The audition went fairly well until the chef asked me to chiffonade some basil, which means to cut it in very thin strips. What I did to the herb was far from a chiffonade, however, and this didn't go unnoticed. Later on in the evening, the chef told me it was clear I didn't have much professional cooking experience, but he offered me a dishwasher position that I instantly accepted. I was in!  Washing dishes at Spago was a punishing task, but I was diligent. My efforts paid off, and in a couple of months the chef told me I was going to work with him on the line. We were responsible for cooking all the meat dishes and their sides on the "grill station." Across from us was the fish station, and four cooks were wedged in between four 500-degree ovens. Dinner service on a busy night was an athletic event, leaving me exhausted the way my cross-country practices back in school used to. The cold sweats, brought on by the hard labor in overwhelming heat, kicked in somewhere around the last hour on the line almost every night, telling me my body was nearing its limits. I’d drink beer alone on an empty beach to unwind.

The cooks were a motley crew who smoked a lot of Maui's finest on a daily basis. Some were surfers who got up at six a.m. to catch the waves, wherever they happened to be breaking best that morning. One was a lawyer and another had just come from Wall Street, where he was said to have been some sort of whiz kid who had burned out on the game. Neither the chef nor his sous chef had culinary degrees, which surprised me. They were stoners who had scrapped their way up the ladder. We regularly had what were called "externs" from the California Culinary Academy come in for stints in the kitchen as part of their degree program.
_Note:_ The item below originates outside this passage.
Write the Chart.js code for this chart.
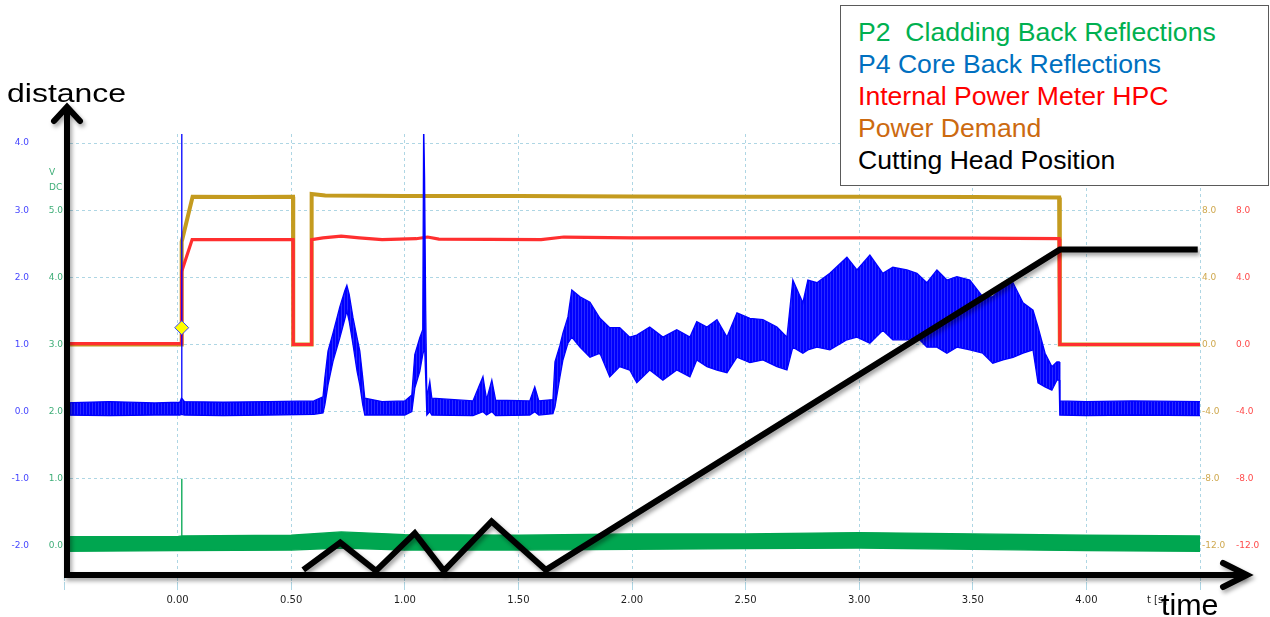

The externs were about $30,000 in debt by the time they arrived, but they couldn't do my job, which was satisfying. Nothing in school teaches you how to deal with the volume I’d learned to handle. One of the externs was so bad—she cut herself several times a week—that she ended up washing dishes. Another cook, who had also started as a dishwasher, would mercilessly taunt her about spending tens of thousands of dollars to end up washing dishes. Kitchens can be brutal places.

To the externs, with their overpriced degrees, I was a grunt who used to be a dishwasher, but from my point of view they were cocky brats who lacked skill. Degree or not, they generally couldn't hang in the kitchen. When a person who saw me as a grunt was demoted to washing dishes, it gave me more pleasure than I can describe. The externs' mistake was going to culinary school before getting a few years of real experience in kitchens, which made them dilettantes in my eyes. Their attitudes wrote a check their abilities could not cash.
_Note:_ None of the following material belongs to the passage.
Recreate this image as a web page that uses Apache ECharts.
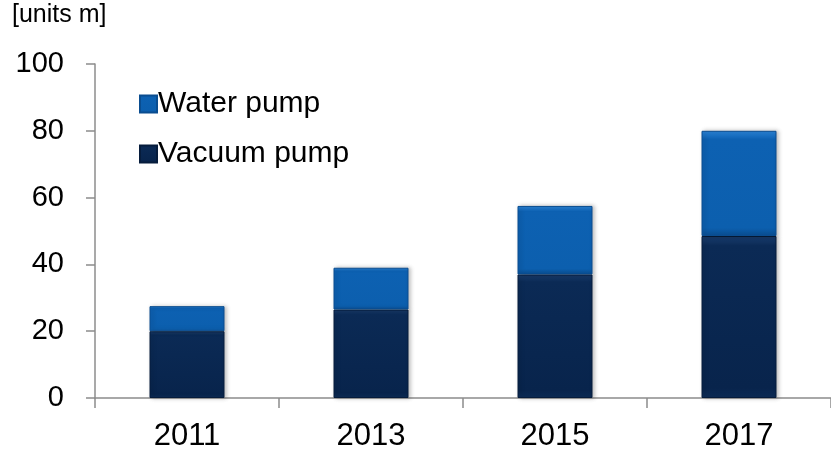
<!DOCTYPE html>
<html>
<head>
<meta charset="utf-8">
<script src="https://cdn.jsdelivr.net/npm/echarts@6/dist/echarts.min.js"></script>
<style>
  html, body { margin: 0; padding: 0; background: #fff; }
  #chart { width: 831px; height: 452px; }
</style>
</head>
<body>
<div id="chart"></div>
<script>
// 年份
var years = ['2011', '2013', '2015', '2017'];
// 真空泵 / 水泵 (units m)
var vacuumPump = [20, 26.5, 37, 48.5];
var waterPump = [7.5, 12.5, 20.5, 31.5];
// y轴刻度
var yTicks = [0, 20, 40, 60, 80, 100];

var chart = echarts.init(document.getElementById('chart'));

var font = 'Liberation Sans, Arial, sans-serif';

var option = {
  animation: false,
  backgroundColor: '#fff',
  graphic: [
    {
      type: 'text',
      left: 12,
      top: 3,
      style: { text: '[units m]', font: '25px ' + font, fill: '#000' }
    }
  ],
  legend: {
    data: ['Water pump', 'Vacuum pump'],
    orient: 'vertical',
    left: 134,
    top: 84,
    itemWidth: 17,
    itemHeight: 17,
    itemGap: 20,
    icon: 'rect',
    textStyle: { fontSize: 30, fontFamily: font, color: '#000', padding: [0, 0, 0, -4] }
  },
  grid: {
    left: 95,
    top: 64,
    width: 744,
    height: 336
  },
  xAxis: {
    type: 'category',
    data: years,
    axisLine: { lineStyle: { color: '#8c8c8c', width: 1.5 } },
    axisTick: { show: true, length: 10, lineStyle: { color: '#8c8c8c', width: 1.5 } },
    axisLabel: { fontSize: 31, fontFamily: font, color: '#000', margin: 23 }
  },
  yAxis: {
    type: 'value',
    min: yTicks[0],
    max: yTicks[yTicks.length - 1],
    interval: 20,
    splitLine: { show: false },
    axisLine: { show: true, lineStyle: { color: '#8c8c8c', width: 1.5 } },
    axisTick: { show: true, length: 9, lineStyle: { color: '#8c8c8c', width: 1.5 } },
    axisLabel: { fontSize: 29, fontFamily: font, color: '#000', margin: 31 }
  },
  series: [
    {
      name: 'Vacuum pump',
      type: 'bar',
      stack: 'total',
      barWidth: 75,
      data: vacuumPump,
      itemStyle: {
        color: new echarts.graphic.LinearGradient(0, 0, 0, 1, [
          { offset: 0, color: '#1b3f70' },
          { offset: 0.06, color: '#0b2a55' },
          { offset: 0.94, color: '#08244c' },
          { offset: 1, color: '#0d2d58' }
        ]),
        borderColor: '#061c3c',
        borderWidth: 1,
        shadowColor: 'rgba(0,0,0,0.25)',
        shadowBlur: 4,
        shadowOffsetX: 2
      }
    },
    {
      name: 'Water pump',
      type: 'bar',
      stack: 'total',
      barWidth: 75,
      data: waterPump,
      itemStyle: {
        color: new echarts.graphic.LinearGradient(0, 0, 0, 1, [
          { offset: 0, color: '#2b84d8' },
          { offset: 0.08, color: '#0d61b2' },
          { offset: 0.92, color: '#0c5fae' },
          { offset: 1, color: '#0a4f94' }
        ]),
        borderColor: '#0a4d90',
        borderWidth: 1,
        shadowColor: 'rgba(0,0,0,0.25)',
        shadowBlur: 4,
        shadowOffsetX: 2
      }
    }
  ]
};

chart.setOption(option);
</script>
</body>
</html>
After two years in the kitchen, I realized I wasn't destined to be a chef. I didn't like the brutal heat, low pay and always working on holidays. It takes a special breed to put up with all that, and I’d found that the reality of the work was not in synch with my idealized version. I returned to the mainland, and reality. But I’d spent two years living my dream, following my passion. I got it out of my system, and now I never have to worry about that voice nagging me. The skills I acquired are regularly put to use in my kitchen, so I have something tangible to take away from the experience too.